> [REQUIRED TASK]: Return only the lines from the top of the data down to the one that holds "from matplotlib.patches import Rectangle", both included, without any pictures.

◆ ◆ ◆ ◆

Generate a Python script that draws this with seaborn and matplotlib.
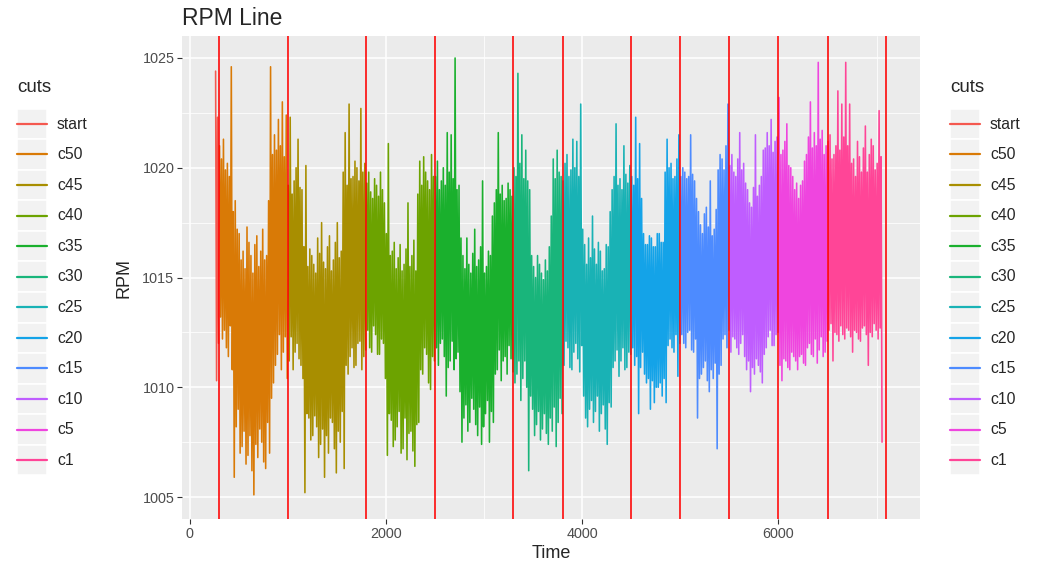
"""RPM line chart, coloured by cut segment, with red cut markers and twin legends."""
import numpy as np
import pandas as pd
import seaborn as sns
import matplotlib.pyplot as plt
from matplotlib.legend_handler import HandlerLine2D
from matplotlib.lines import Line2D
from matplotlib.patches import Rectangle

# ---- data ----
# each segment: band-top readings (hi, at t = 265 + 20k) and band-bottom
# readings (lo, 10 time units later)
cut_levels = ["start", "c50", "c45", "c40", "c35", "c30",
              "c25", "c20", "c15", "c10", "c5", "c1"]
cut_breaks = [300, 1000, 1800, 2500, 3300, 3800, 4500, 5000, 5500, 6000, 6500, 7100]
hue_colors = ["#F4584F", "#D97A06", "#A88E00", "#6CA300", "#1AB02D", "#19B57B",
              "#19B2B5", "#14A3E8", "#4D8BFF", "#BF5DFF", "#EF45DF", "#FF4597"]

time_first, time_step = 265, 20

hi_start = [1024.4, 1022.3]
lo_start = [1010.3, 1012.0]
hi_c50 = [1021.0, 1020.4, 1021.3, 1019.9, 1020.2, 1019.6, 1024.6, 1018.0, 1018.5, 1017.2,
          1017.0, 1015.8, 1016.2, 1015.4, 1017.3, 1016.6, 1016.0, 1015.2, 1016.5, 1016.9,
          1015.5, 1016.2, 1017.2, 1015.8, 1016.0, 1018.5, 1024.6, 1020.6, 1021.5, 1020.8,
          1022.2, 1021.0, 1023.0, 1020.5, 1022.4]
lo_c50 = [1013.2, 1012.2, 1012.6, 1011.8, 1011.4, 1012.8, 1010.8, 1005.9, 1008.2, 1009.0,
          1007.0, 1007.3, 1008.0, 1006.5, 1006.9, 1007.8, 1006.2, 1005.1, 1007.4, 1006.8,
          1008.1, 1007.5, 1006.6, 1006.3, 1008.4, 1007.0, 1009.5, 1010.2, 1011.0, 1011.5,
          1012.4, 1010.8, 1011.6, 1012.3, 1010.4]
hi_c45 = [1019.2, 1022.3, 1018.8, 1019.4, 1020.0, 1021.3, 1019.1, 1019.0, 1016.4, 1020.1,
          1015.5, 1016.3, 1016.0, 1015.6, 1015.2, 1016.8, 1016.1, 1017.5, 1015.7, 1015.4,
          1016.4, 1016.9, 1015.3, 1015.8, 1016.6, 1017.5, 1015.9, 1016.2, 1019.8, 1021.6,
          1019.2, 1022.9, 1019.5, 1019.6, 1020.3, 1020.0, 1019.4, 1022.7, 1019.8, 1020.2]
lo_c45 = [1011.2, 1012.3, 1010.8, 1011.6, 1012.0, 1011.3, 1011.0, 1010.4, 1005.2, 1008.8,
          1008.6, 1007.6, 1007.8, 1008.7, 1008.2, 1006.8, 1007.4, 1008.1, 1005.9, 1007.8,
          1007.0, 1008.6, 1008.4, 1007.2, 1006.1, 1008.0, 1007.5, 1008.9, 1006.3, 1011.0,
          1010.6, 1011.4, 1011.8, 1010.9, 1011.0, 1012.0, 1012.1, 1010.8, 1011.4, 1011.7]
hi_c40 = [1019.3, 1019.8, 1018.9, 1018.6, 1019.5, 1019.2, 1018.7, 1019.8, 1019.0, 1018.4,
          1017.0, 1021.1, 1016.0, 1016.2, 1016.6, 1015.4, 1015.9, 1016.5, 1015.3, 1015.6,
          1016.3, 1018.4, 1015.5, 1016.0, 1016.7, 1015.3, 1018.8, 1020.3, 1019.2, 1020.5,
          1019.8, 1019.4, 1019.0, 1020.6, 1019.6]
lo_c40 = [1012.6, 1011.8, 1011.6, 1012.8, 1012.4, 1011.5, 1011.5, 1012.2, 1012.0, 1010.4,
          1006.9, 1008.8, 1008.5, 1007.3, 1007.6, 1008.2, 1008.9, 1007.0, 1007.2, 1008.6,
          1006.7, 1007.9, 1008.0, 1007.1, 1006.4, 1008.3, 1008.4, 1010.8, 1010.6, 1011.8,
          1011.5, 1010.2, 1009.9, 1011.4, 1011.2]
hi_c35 = [1019.6, 1020.3, 1019.0, 1019.4, 1020.0, 1019.2, 1021.6, 1019.8, 1021.5, 1019.5,
          1025.0, 1019.0, 1019.2, 1016.8, 1016.0, 1015.4, 1016.8, 1015.6, 1015.2, 1016.1,
          1017.2, 1015.5, 1015.8, 1016.4, 1019.4, 1015.2, 1015.5, 1016.2, 1016.0, 1017.8,
          1018.4, 1019.0, 1021.6, 1018.8, 1019.2, 1018.5, 1018.6, 1019.3, 1019.0, 1018.7]
lo_c35 = [1011.8, 1011.0, 1012.0, 1012.2, 1011.4, 1009.6, 1010.9, 1011.2, 1012.1, 1010.8,
          1011.3, 1011.6, 1009.8, 1007.5, 1008.6, 1009.2, 1008.0, 1008.4, 1009.5, 1009.0,
          1008.3, 1007.8, 1009.1, 1007.4, 1008.2, 1008.8, 1009.4, 1007.5, 1008.9, 1008.4,
          1010.6, 1010.8, 1011.7, 1010.3, 1011.2, 1011.4, 1010.6, 1011.9, 1011.3, 1010.7]
hi_c30 = [1020.0, 1019.6, 1024.3, 1020.2, 1021.5, 1019.5, 1020.8, 1019.4, 1019.0, 1016.0,
          1015.5, 1015.0, 1016.0, 1015.6, 1015.2, 1014.9, 1015.8, 1015.3, 1016.4, 1017.8,
          1020.4, 1019.5, 1020.8, 1019.8, 1019.6]
lo_c30 = [1010.2, 1010.6, 1011.2, 1009.4, 1010.4, 1011.2, 1010.0, 1006.2, 1009.6, 1009.0,
          1007.8, 1008.3, 1008.9, 1007.6, 1008.1, 1008.8, 1007.9, 1007.4, 1008.6, 1008.0,
          1009.1, 1007.3, 1008.4, 1009.5, 1008.8]
hi_c25 = [1019.4, 1020.2, 1020.6, 1019.6, 1019.9, 1021.3, 1020.0, 1021.2, 1019.6, 1022.9,
          1017.2, 1016.5, 1015.6, 1016.8, 1015.9, 1017.8, 1016.3, 1015.6, 1016.6, 1016.2,
          1015.3, 1015.4, 1016.5, 1016.4, 1018.0, 1019.0, 1019.6, 1022.0, 1019.2, 1019.5,
          1019.0, 1021.0, 1019.7, 1019.3, 1020.1]
lo_c25 = [1011.0, 1012.1, 1011.8, 1010.9, 1010.8, 1011.6, 1012.0, 1011.3, 1010.7, 1011.9,
          1009.6, 1008.6, 1008.2, 1009.0, 1009.4, 1008.4, 1008.9, 1009.6, 1008.0, 1008.8,
          1009.2, 1008.1, 1007.4, 1009.3, 1009.1, 1010.9, 1011.2, 1011.7, 1010.5, 1011.2,
          1011.8, 1010.8, 1010.9, 1011.6, 1011.5]
hi_c20 = [1019.6, 1019.2, 1022.3, 1019.5, 1021.1, 1018.6, 1017.0, 1016.5, 1016.5, 1016.9,
          1016.8, 1016.4, 1016.4, 1017.0, 1017.0, 1016.6, 1016.6, 1019.8, 1021.3, 1020.0,
          1020.2, 1019.5, 1019.6, 1020.4, 1021.5]
lo_c20 = [1011.8, 1011.0, 1011.4, 1008.8, 1010.9, 1011.6, 1010.6, 1010.2, 1010.4, 1009.0,
          1010.3, 1009.3, 1010.0, 1010.0, 1010.2, 1009.6, 1010.4, 1009.3, 1011.9, 1012.2,
          1011.8, 1011.6, 1012.4, 1010.5, 1012.0]
hi_c15 = [1019.6, 1020.0, 1019.8, 1019.5, 1019.6, 1021.5, 1019.7, 1019.4, 1018.6, 1018.0,
          1017.4, 1017.0, 1017.9, 1018.2, 1017.3, 1019.4, 1016.9, 1017.2, 1018.1, 1019.9,
          1020.6, 1020.4, 1019.9, 1021.0, 1022.9]
lo_c15 = [1012.4, 1012.0, 1011.8, 1012.5, 1012.6, 1011.7, 1011.6, 1012.2, 1008.6, 1010.4,
          1010.6, 1010.9, 1011.2, 1010.3, 1009.8, 1010.8, 1010.4, 1011.1, 1007.2, 1010.6,
          1011.0, 1012.2, 1012.4, 1011.8, 1012.6]
hi_c10 = [1020.1, 1020.6, 1019.8, 1019.6, 1020.4, 1021.6, 1019.9, 1020.2, 1019.3, 1019.0,
          1018.4, 1018.2, 1019.1, 1021.5, 1018.7, 1019.2, 1019.6, 1020.8, 1020.9, 1021.6,
          1021.0, 1022.2, 1020.7, 1021.2, 1021.4]
lo_c10 = [1011.6, 1012.3, 1012.2, 1011.8, 1011.5, 1012.0, 1012.4, 1011.4, 1010.8, 1011.2,
          1009.8, 1010.9, 1010.6, 1011.3, 1011.0, 1010.7, 1010.2, 1011.5, 1011.8, 1012.3,
          1012.6, 1011.9, 1011.9, 1012.4, 1012.5]
hi_c5 = [1023.2, 1020.6, 1020.8, 1021.2, 1022.0, 1020.1, 1020.0, 1019.6, 1019.0, 1019.3,
         1018.6, 1019.2, 1019.4, 1020.3, 1020.6, 1021.4, 1023.0, 1020.9, 1021.6, 1021.0,
         1024.8, 1021.3, 1021.7, 1020.6, 1021.0]
lo_c5 = [1011.0, 1010.3, 1011.3, 1011.2, 1010.9, 1010.8, 1011.6, 1011.4, 1011.2, 1010.8,
         1011.4, 1011.5, 1011.1, 1011.0, 1011.8, 1012.0, 1011.5, 1011.4, 1012.2, 1011.1,
         1011.7, 1012.3, 1011.4, 1011.6, 1012.1]
hi_c1 = [1021.2, 1021.5, 1020.4, 1020.6, 1021.0, 1023.5, 1020.8, 1022.9, 1021.4, 1024.8,
         1021.0, 1022.9, 1020.2, 1020.4, 1019.6, 1021.2, 1020.5, 1019.8, 1020.9, 1021.9,
         1019.8, 1020.6, 1021.3, 1021.0, 1019.9, 1020.2, 1022.6, 1020.5]
lo_c1 = [1012.6, 1012.9, 1011.2, 1012.5, 1012.4, 1012.1, 1012.8, 1012.4, 1012.2, 1012.7,
         1012.6, 1012.3, 1011.6, 1012.6, 1012.5, 1012.2, 1012.1, 1012.7, 1012.8, 1012.4,
         1011.0, 1012.5, 1012.3, 1012.9, 1012.6, 1012.2, 1012.7, 1007.5]

rpm_hi = (hi_start + hi_c50 + hi_c45 + hi_c40 + hi_c35 + hi_c30
          + hi_c25 + hi_c20 + hi_c15 + hi_c10 + hi_c5 + hi_c1)
rpm_lo = (lo_start + lo_c50 + lo_c45 + lo_c40 + lo_c35 + lo_c30
          + lo_c25 + lo_c20 + lo_c15 + lo_c10 + lo_c5 + lo_c1)
time_hi = time_first + time_step * np.arange(len(rpm_hi))
time_lo = time_hi + time_step // 2

dfrm = pd.DataFrame({"Time": np.concatenate([time_hi, time_lo]),
                     "RPM": rpm_hi + rpm_lo}).sort_values("Time")
dfrm["cuts"] = [cut_levels[i] for i in np.searchsorted(cut_breaks, dfrm["Time"], side="right")]


class KeyLine(HandlerLine2D):
    """Legend line centred in the grey key box."""
    def create_artists(self, legend, orig_handle, xdescent, ydescent,
                       width, height, fontsize, trans):
        arts = super().create_artists(legend, orig_handle, xdescent, ydescent,
                                      width, height, fontsize, trans)
        for art in arts:
            art.set_ydata(np.full(len(art.get_ydata()), height / 2 - ydescent))
        return arts


# ---- style ----
sns.set_style("darkgrid", {"axes.facecolor": "#EBEBEB", "grid.color": "white",
                           "axes.edgecolor": "#EBEBEB"})
plt.rcParams["font.family"] = ["Liberation Sans", "DejaVu Sans"]

fig = plt.figure(figsize=(10.39, 5.66), dpi=100)
ax = fig.add_axes([0.1752, 0.0830, 0.7103, 0.8534])

sns.lineplot(data=dfrm, x="Time", y="RPM", hue="cuts", hue_order=cut_levels,
             palette=hue_colors, estimator=None, legend=False, lw=1.15, ax=ax)
for brk in cut_breaks:
    ax.axvline(brk, color="red", lw=1.15, zorder=3)

ax.set_xlim(-77, 7442)
ax.set_ylim(1004, 1026)
ax.set_xticks([0, 2000, 4000, 6000])
ax.set_xticks([1000, 3000, 5000, 7000], minor=True)
ax.set_yticks([1005, 1010, 1015, 1020, 1025])
ax.set_yticks([1007.5, 1012.5, 1017.5, 1022.5], minor=True)
ax.grid(which="major", color="white", lw=1.1)
ax.grid(which="minor", color="white", lw=0.55)
ax.tick_params(which="major", length=3.5, width=0.8, color="#333333",
               labelsize=10.4, labelcolor="#4D4D4D", pad=2, bottom=True, left=True)
ax.tick_params(which="minor", length=0)
for side in ax.spines.values():
    side.set_visible(False)
ax.set_xlabel("Time", fontsize=13, labelpad=3)
ax.set_ylabel("RPM", fontsize=13, labelpad=7)
ax.set_title("RPM Line", loc="left", fontsize=16.5, pad=8)

# two identical legends, ggplot-like keys (grey box + coloured line)
handles = [(Rectangle((0, 0), 1, 1, facecolor="#F2F2F2", edgecolor="white", lw=1.2),
            Line2D([], [], color=c, lw=1.6)) for c in hue_colors]
for x_key in (17, 950):
    fig.text(x_key / 1039, 1 - 88 / 566, "cuts", fontsize=13.5, va="center", ha="left")
    fig.legend(handles, cut_levels, loc="upper left",
               bbox_to_anchor=(x_key / 1039, 1 - 108.5 / 566),
               frameon=False, borderpad=0, borderaxespad=0, fontsize=11.3,
               handlelength=1.91, handleheight=2.62, handletextpad=0.64,
               labelspacing=0, handler_map={Line2D: KeyLine()})

fig.savefig("out.png", dpi=100)
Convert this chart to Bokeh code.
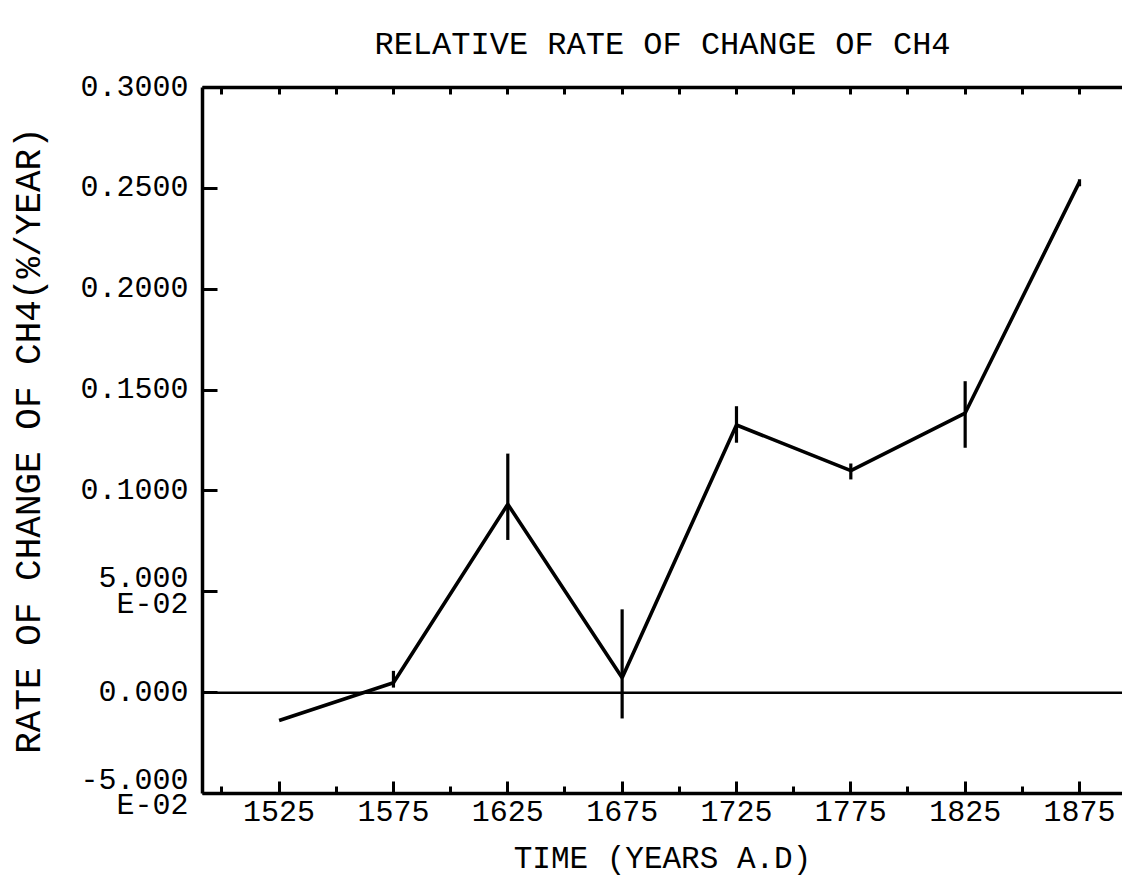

◆ ◆ ◆ ◆

> [SOLUTION]:
Generate a Python script that draws this with seaborn and matplotlib.
"""RPM line chart, coloured by cut segment, with red cut markers and twin legends."""
import numpy as np
import pandas as pd
import seaborn as sns
import matplotlib.pyplot as plt
from matplotlib.legend_handler import HandlerLine2D
from matplotlib.lines import Line2D
from matplotlib.patches import Rectangle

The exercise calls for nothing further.